It started with Jay Chiat who had a vision: "Take away employees' cubicles and desks, equip them all with portable phones and Powerbooks, and turn them into wandering nomads who could perform their tasks wherever they liked." He hired Frank Gehry to design the building. It died a squalid death in 1998 when the firm abandoned the building and the idea and moved back into cubicles.
But times change, technologies improved, and now hotelling- also called hot-desking- is back- where employees don't have fixed desks or offices but work on the road, at home or in groups supported by the equipment they need. It saves a lot of space and it could save a lot of energy.
It actually started even before Chiat; George Nelson proposed the Action Office, where different furniture served different functions, in the early sixties. The problem was the wired phone, that is what tied everyone down. Now, with cellphones, blackberries and ubiquitous high speed internet, everything has changed, and as was predicted in the Harvard Business Review in 1985, Your office is where you are.
The office systems have evolved to make it a lot more comfortable.
Alexandra Shimo of The Globe and Mail notes that IBM Canada is currently switching to the hotelling model for all of its 19,000 Canadian employees. At the moment, 40 per cent of its work force is mobile, while the rest have set desks. The company is implementing the change to "capitalize on their office real estate" says Jim Brodie, program manager for IBM's national mobility program. Many IBM employees already work from home and communicate with their bosses virtually, so they don't need a permanent desk, he adds. Unlike some other firms, IBM allows its "hoteliers" to work from home. "This is a cultural change for IBM," Mr. Brodie says. "A place where you are settled is going out the window."
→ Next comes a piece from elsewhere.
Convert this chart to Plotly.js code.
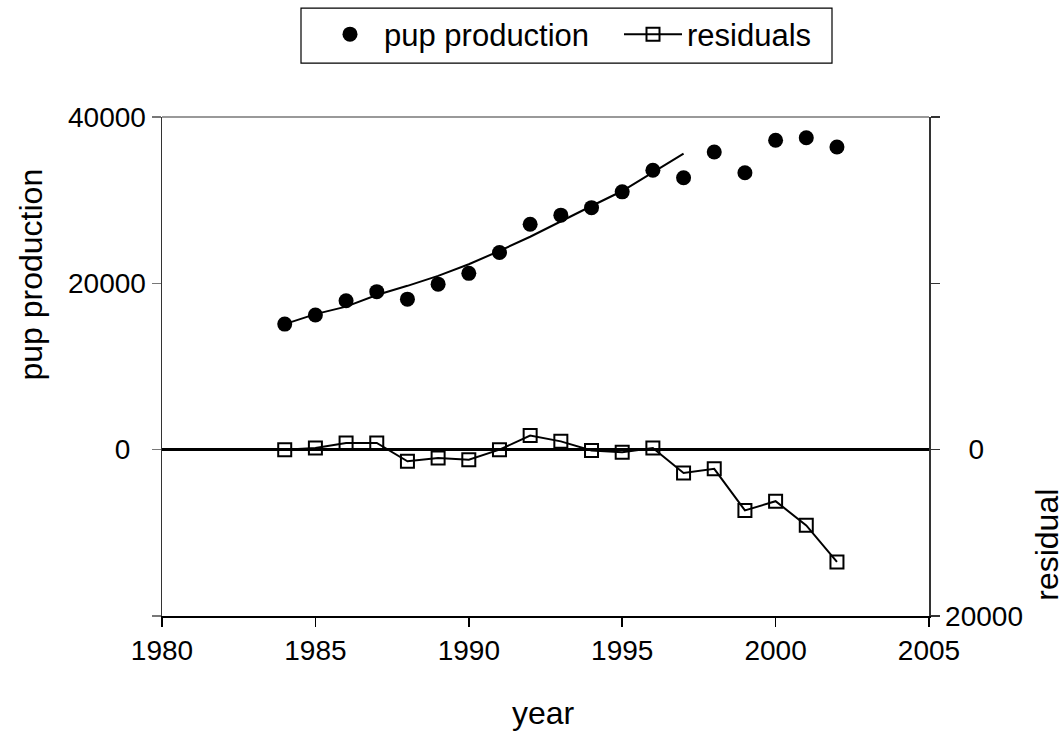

She suggests that "hotelling is becoming more common across a number of different sectors, including in call centres, real-estate firms, consulting and technology companies.
Some employees don't mind the loss of structure. Lindsay Freeman, a KPMG senior accountant, says she enjoys the sense of transience. Since hoteliers have to clean their desks at the end of each workday, she finds it makes her more organized."
It is also very green- few people commuting, less space being built, heated and cooled. Welcome back, hot-desk; all is forgiven.